● SHORT EXERCISE
Only the lines from the line with "Write the matplotlib code for this chart." through the line with "from matplotlib.patches import Rectangle" should be copied, exactly as they appear, with both ends kept.
-- Start of GIVEN RECORDS --
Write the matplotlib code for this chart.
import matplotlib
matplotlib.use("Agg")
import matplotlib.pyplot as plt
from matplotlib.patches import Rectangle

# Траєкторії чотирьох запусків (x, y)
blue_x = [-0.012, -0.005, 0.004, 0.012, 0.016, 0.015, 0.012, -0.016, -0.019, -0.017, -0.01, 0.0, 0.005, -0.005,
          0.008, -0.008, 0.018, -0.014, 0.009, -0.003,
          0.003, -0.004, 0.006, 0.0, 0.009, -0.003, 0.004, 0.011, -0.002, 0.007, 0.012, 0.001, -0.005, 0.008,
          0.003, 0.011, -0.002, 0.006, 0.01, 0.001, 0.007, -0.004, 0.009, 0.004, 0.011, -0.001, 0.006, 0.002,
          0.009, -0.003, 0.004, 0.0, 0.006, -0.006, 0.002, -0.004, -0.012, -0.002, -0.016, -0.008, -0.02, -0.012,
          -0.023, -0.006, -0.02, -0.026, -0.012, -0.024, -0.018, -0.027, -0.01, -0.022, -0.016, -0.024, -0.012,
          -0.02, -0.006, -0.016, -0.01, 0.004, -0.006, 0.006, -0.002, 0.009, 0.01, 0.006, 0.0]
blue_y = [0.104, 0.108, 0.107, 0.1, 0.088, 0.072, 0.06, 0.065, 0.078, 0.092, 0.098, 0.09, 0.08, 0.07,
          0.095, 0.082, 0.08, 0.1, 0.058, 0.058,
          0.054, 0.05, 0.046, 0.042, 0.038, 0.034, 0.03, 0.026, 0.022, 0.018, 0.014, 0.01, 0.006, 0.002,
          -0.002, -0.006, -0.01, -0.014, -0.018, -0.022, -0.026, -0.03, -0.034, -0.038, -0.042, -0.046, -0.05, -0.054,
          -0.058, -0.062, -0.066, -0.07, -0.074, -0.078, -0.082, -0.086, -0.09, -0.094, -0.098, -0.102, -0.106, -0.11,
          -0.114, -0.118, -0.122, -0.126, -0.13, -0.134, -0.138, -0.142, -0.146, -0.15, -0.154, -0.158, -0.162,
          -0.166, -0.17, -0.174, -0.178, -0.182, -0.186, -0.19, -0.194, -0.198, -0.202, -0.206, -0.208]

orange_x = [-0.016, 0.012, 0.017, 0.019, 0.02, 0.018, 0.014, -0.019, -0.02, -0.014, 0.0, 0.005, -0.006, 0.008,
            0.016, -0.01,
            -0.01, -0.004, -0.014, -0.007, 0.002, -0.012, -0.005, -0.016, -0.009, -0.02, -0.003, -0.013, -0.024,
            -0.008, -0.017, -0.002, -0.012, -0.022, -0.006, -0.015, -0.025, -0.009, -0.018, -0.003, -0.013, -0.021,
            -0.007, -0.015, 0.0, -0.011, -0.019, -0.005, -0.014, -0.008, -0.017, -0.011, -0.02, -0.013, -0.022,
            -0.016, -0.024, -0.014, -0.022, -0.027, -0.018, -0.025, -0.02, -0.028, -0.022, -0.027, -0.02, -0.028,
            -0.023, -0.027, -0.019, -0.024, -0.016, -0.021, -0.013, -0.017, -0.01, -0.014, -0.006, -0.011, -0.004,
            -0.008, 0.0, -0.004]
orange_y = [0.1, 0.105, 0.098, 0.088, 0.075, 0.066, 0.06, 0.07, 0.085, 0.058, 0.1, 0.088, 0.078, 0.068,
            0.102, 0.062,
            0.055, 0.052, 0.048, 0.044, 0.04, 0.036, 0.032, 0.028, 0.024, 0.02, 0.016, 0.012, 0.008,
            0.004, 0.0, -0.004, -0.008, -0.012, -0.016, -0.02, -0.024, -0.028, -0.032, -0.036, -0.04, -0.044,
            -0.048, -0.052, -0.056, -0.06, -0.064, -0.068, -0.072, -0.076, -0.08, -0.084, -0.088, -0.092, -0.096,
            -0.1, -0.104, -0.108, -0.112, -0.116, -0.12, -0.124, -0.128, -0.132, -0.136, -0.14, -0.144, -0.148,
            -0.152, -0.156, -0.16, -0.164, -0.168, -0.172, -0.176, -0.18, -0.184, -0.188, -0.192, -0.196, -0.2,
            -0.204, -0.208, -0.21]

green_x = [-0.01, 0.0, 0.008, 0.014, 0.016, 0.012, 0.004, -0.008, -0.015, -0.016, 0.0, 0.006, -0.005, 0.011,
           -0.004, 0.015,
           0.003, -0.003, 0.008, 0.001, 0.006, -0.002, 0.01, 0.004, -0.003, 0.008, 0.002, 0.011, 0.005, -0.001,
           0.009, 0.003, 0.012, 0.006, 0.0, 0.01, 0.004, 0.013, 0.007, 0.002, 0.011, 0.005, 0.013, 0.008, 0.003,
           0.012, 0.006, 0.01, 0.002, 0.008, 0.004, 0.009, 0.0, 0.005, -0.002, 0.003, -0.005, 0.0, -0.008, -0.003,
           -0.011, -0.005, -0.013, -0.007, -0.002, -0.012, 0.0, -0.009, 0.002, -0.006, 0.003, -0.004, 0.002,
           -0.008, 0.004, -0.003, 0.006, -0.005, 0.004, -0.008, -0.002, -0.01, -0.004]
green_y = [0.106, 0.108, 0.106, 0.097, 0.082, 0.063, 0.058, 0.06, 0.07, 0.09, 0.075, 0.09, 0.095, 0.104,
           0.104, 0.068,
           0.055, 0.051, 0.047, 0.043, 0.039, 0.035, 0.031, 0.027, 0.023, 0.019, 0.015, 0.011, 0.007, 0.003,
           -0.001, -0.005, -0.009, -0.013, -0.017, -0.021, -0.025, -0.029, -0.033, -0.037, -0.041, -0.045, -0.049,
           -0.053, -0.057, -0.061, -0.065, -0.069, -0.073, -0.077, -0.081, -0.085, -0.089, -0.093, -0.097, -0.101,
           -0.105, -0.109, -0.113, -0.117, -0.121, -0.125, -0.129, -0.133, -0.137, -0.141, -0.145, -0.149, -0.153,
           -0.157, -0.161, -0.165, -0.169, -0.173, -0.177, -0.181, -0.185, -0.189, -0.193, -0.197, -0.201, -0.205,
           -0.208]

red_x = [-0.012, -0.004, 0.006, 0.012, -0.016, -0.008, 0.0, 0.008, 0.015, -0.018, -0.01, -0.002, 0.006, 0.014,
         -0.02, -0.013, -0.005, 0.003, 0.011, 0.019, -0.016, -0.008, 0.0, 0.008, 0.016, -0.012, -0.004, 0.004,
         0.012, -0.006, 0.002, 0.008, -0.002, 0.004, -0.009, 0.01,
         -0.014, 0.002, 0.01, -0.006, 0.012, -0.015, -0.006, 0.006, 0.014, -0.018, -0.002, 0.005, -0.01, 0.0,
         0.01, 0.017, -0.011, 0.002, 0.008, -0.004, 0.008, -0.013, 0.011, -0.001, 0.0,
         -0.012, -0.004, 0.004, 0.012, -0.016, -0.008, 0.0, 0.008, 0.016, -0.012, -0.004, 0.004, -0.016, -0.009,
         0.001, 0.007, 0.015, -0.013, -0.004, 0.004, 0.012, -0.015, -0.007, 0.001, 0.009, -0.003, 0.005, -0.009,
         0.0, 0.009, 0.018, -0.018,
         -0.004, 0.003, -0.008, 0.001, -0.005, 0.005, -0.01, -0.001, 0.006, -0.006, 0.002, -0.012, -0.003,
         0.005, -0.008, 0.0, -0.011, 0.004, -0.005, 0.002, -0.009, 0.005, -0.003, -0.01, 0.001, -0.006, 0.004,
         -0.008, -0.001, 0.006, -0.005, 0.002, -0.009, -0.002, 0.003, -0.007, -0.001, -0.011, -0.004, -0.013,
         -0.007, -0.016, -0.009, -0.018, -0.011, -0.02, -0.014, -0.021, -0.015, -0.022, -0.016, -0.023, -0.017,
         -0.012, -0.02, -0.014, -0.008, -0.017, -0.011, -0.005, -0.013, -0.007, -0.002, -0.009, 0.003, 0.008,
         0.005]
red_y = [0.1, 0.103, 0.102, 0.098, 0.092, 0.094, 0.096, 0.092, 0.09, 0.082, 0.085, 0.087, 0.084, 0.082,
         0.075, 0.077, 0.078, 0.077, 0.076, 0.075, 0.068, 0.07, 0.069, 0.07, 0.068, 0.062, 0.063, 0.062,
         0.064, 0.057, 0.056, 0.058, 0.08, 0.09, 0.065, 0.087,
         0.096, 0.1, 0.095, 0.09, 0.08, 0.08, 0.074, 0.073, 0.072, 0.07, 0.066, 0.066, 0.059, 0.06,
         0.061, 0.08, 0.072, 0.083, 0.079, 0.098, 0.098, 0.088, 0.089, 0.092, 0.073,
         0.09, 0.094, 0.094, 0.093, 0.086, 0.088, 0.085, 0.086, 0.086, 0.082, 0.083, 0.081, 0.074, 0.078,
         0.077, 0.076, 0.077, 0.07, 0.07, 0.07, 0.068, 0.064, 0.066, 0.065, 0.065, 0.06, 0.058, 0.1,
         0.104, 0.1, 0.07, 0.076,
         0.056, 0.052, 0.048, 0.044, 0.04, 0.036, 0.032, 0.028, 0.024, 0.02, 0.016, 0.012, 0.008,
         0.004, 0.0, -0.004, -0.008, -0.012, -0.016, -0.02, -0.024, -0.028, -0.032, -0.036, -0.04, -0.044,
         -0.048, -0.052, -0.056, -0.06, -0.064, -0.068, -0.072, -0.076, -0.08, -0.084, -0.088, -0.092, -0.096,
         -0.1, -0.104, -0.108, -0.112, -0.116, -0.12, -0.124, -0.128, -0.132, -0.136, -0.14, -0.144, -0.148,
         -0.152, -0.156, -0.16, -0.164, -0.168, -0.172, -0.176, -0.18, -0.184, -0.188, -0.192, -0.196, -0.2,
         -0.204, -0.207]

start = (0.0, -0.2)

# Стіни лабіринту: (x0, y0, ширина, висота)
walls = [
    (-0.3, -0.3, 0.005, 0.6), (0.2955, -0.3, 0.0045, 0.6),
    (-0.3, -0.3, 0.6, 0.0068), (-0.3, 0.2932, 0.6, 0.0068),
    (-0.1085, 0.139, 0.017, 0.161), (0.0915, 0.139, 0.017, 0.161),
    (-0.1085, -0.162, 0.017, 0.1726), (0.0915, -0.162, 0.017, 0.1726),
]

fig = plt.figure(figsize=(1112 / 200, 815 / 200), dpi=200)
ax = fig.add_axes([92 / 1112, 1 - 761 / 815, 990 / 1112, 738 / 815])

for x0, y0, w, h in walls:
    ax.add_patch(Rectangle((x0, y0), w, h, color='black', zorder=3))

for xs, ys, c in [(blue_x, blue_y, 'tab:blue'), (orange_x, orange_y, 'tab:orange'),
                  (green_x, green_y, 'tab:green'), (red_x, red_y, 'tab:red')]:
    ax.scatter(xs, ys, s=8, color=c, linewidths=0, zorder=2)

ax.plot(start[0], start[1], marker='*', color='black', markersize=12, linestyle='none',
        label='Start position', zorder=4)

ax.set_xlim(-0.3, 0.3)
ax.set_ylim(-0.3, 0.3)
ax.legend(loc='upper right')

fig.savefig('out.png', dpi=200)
-- End of GIVEN RECORDS --
-- Start of GIVEN RECORDS --
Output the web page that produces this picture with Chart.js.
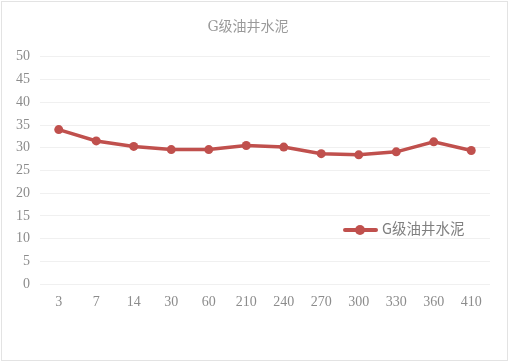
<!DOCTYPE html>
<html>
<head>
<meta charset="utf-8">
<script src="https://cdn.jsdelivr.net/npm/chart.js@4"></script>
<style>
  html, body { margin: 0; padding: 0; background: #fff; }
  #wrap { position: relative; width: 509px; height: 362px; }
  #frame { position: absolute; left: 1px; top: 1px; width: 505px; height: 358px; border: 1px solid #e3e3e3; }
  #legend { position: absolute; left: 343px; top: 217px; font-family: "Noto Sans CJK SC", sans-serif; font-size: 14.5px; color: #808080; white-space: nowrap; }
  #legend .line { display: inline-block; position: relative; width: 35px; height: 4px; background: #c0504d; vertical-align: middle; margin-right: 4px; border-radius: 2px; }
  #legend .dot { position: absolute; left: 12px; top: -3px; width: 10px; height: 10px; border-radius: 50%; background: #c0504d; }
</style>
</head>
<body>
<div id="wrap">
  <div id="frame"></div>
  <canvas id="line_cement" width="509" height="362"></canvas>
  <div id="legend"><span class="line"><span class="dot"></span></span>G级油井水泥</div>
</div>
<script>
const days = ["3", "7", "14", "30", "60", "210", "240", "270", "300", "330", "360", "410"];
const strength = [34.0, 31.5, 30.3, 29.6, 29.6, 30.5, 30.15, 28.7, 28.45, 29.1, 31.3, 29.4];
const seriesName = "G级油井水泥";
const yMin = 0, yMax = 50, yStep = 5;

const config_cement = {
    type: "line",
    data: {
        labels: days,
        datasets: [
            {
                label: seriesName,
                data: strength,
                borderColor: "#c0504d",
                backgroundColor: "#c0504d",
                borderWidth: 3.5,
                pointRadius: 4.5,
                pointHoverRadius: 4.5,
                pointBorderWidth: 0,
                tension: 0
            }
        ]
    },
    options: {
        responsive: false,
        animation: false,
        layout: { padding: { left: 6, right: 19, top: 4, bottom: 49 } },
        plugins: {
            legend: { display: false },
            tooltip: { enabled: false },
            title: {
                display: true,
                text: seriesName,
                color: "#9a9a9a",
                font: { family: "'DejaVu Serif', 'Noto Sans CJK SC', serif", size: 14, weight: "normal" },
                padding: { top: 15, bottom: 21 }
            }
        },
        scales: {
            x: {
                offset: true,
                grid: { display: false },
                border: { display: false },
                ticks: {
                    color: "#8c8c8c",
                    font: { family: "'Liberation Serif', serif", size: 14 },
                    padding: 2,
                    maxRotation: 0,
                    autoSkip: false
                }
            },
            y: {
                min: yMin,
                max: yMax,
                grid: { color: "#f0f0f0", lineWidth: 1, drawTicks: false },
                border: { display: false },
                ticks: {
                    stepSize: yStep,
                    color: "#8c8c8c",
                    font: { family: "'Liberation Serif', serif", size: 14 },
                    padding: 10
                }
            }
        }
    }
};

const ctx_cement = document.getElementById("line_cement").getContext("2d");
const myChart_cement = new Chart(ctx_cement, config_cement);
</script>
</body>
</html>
-- End of GIVEN RECORDS --
● THE COMPLETED TASK
Write the matplotlib code for this chart.
import matplotlib
matplotlib.use("Agg")
import matplotlib.pyplot as plt
from matplotlib.patches import Rectangle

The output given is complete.